Exercise: Quote all entries exactly, leaving pictures aside.

[Rows from a dataset of charts and code]
--- Start ---
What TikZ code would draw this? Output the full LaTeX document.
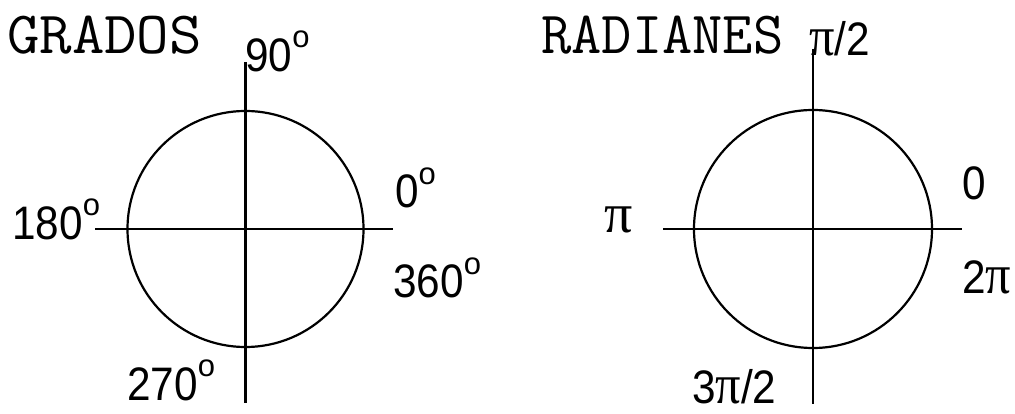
\documentclass[tikz,border=0pt]{standalone}
\usepackage{fontspec}
\setmainfont{Liberation Sans}
\newfontfamily\serifpi{Liberation Serif}
\newcommand{\dg}{\raisebox{24pt}{\fontsize{31}{31}\selectfont o}}
\newcommand{\nar}[1]{\scalebox{0.9}[1]{#1}}
\newcommand{\pii}{{\serifpi\fontsize{56}{56}\selectfont π}}
\tikzset{
  axis/.style={line width=2.8pt, black},
  circ/.style={line width=2.2pt, black},
  lbl/.style={anchor=base west, inner sep=0pt, font=\fontsize{47}{47}\selectfont},
  ttl/.style={anchor=base west, inner sep=0pt, font=\ttfamily\fontsize{60}{60}\selectfont}
}
\begin{document}
\begin{tikzpicture}[x=1pt,y=-1pt]
\useasboundingbox (0,0) rectangle (1015,414);
% left
\coordinate (c1) at (245.5,229);
\coordinate (t1) at (245.5,62);
\coordinate (b1) at (245.5,403);
\coordinate (l1) at (95,229);
\coordinate (r1) at (393,229);
\draw[circ] (c1) circle (118pt);
\draw[axis] (t1) -- (b1);
\draw[axis] (l1) -- (r1);
\node[ttl] (grados) at (7,54) {\scalebox{1.05}[1]{GRADOS}};
\node[lbl] (n90) at (245,72) {\nar{90}\dg};
\node[lbl] (n0) at (395,208) {\nar{0}\dg};
\node[lbl] (n180) at (12,240) {\nar{180}\dg};
\node[lbl] (n360) at (393,298) {\nar{360}\dg};
\node[lbl] (n270) at (127,400) {\nar{270}\dg};
% right
\coordinate (c2) at (813,229);
\coordinate (t2) at (813,49);
\coordinate (b2) at (813,404);
\coordinate (l2) at (663,229);
\coordinate (r2) at (962,229);
\draw[circ] (c2) circle (119pt);
\draw[axis] (t2) -- (b2);
\draw[axis] (l2) -- (r2);
\node[ttl] (rad) at (541,54) {\scalebox{0.98}[1]{RADIANES}};
\node[lbl] (p2) at (809,56) {\nar{\pii/2}};
\node[lbl] (p) at (604,233) {\pii};
\node[lbl] (z) at (962,200) {\nar{0}};
\node[lbl] (tp) at (962,293) {\nar{2\pii}};
\node[lbl] (tp2) at (692,403) {\nar{3\pii/2}};
\end{tikzpicture}
\end{document}
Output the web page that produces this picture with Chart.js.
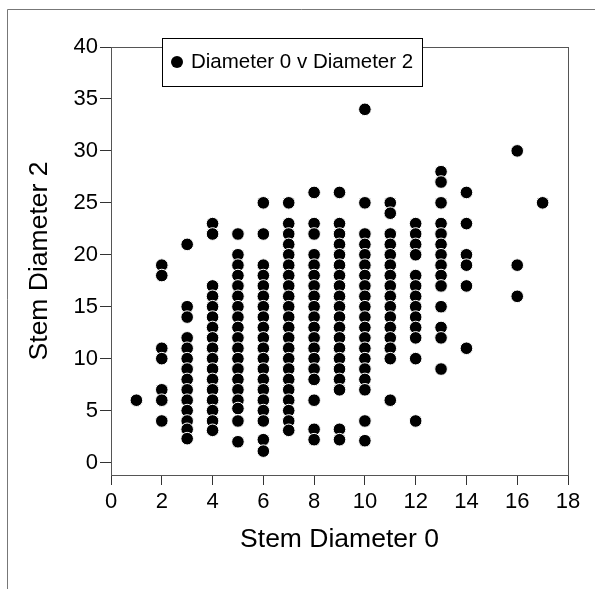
--- End ---
Answer to the exercise:
What TikZ code would draw this? Output the full LaTeX document.
\documentclass[tikz,border=0pt]{standalone}
\usepackage{fontspec}
\setmainfont{Liberation Sans}
\newfontfamily\serifpi{Liberation Serif}
\newcommand{\dg}{\raisebox{24pt}{\fontsize{31}{31}\selectfont o}}
\newcommand{\nar}[1]{\scalebox{0.9}[1]{#1}}
\newcommand{\pii}{{\serifpi\fontsize{56}{56}\selectfont π}}
\tikzset{
  axis/.style={line width=2.8pt, black},
  circ/.style={line width=2.2pt, black},
  lbl/.style={anchor=base west, inner sep=0pt, font=\fontsize{47}{47}\selectfont},
  ttl/.style={anchor=base west, inner sep=0pt, font=\ttfamily\fontsize{60}{60}\selectfont}
}
\begin{document}
\begin{tikzpicture}[x=1pt,y=-1pt]
\useasboundingbox (0,0) rectangle (1015,414);
% left
\coordinate (c1) at (245.5,229);
\coordinate (t1) at (245.5,62);
\coordinate (b1) at (245.5,403);
\coordinate (l1) at (95,229);
\coordinate (r1) at (393,229);
\draw[circ] (c1) circle (118pt);
\draw[axis] (t1) -- (b1);
\draw[axis] (l1) -- (r1);
\node[ttl] (grados) at (7,54) {\scalebox{1.05}[1]{GRADOS}};
\node[lbl] (n90) at (245,72) {\nar{90}\dg};
\node[lbl] (n0) at (395,208) {\nar{0}\dg};
\node[lbl] (n180) at (12,240) {\nar{180}\dg};
\node[lbl] (n360) at (393,298) {\nar{360}\dg};
\node[lbl] (n270) at (127,400) {\nar{270}\dg};
% right
\coordinate (c2) at (813,229);
\coordinate (t2) at (813,49);
\coordinate (b2) at (813,404);
\coordinate (l2) at (663,229);
\coordinate (r2) at (962,229);
\draw[circ] (c2) circle (119pt);
\draw[axis] (t2) -- (b2);
\draw[axis] (l2) -- (r2);
\node[ttl] (rad) at (541,54) {\scalebox{0.98}[1]{RADIANES}};
\node[lbl] (p2) at (809,56) {\nar{\pii/2}};
\node[lbl] (p) at (604,233) {\pii};
\node[lbl] (z) at (962,200) {\nar{0}};
\node[lbl] (tp) at (962,293) {\nar{2\pii}};
\node[lbl] (tp2) at (692,403) {\nar{3\pii/2}};
\end{tikzpicture}
\end{document}
Output the web page that produces this picture with Chart.js.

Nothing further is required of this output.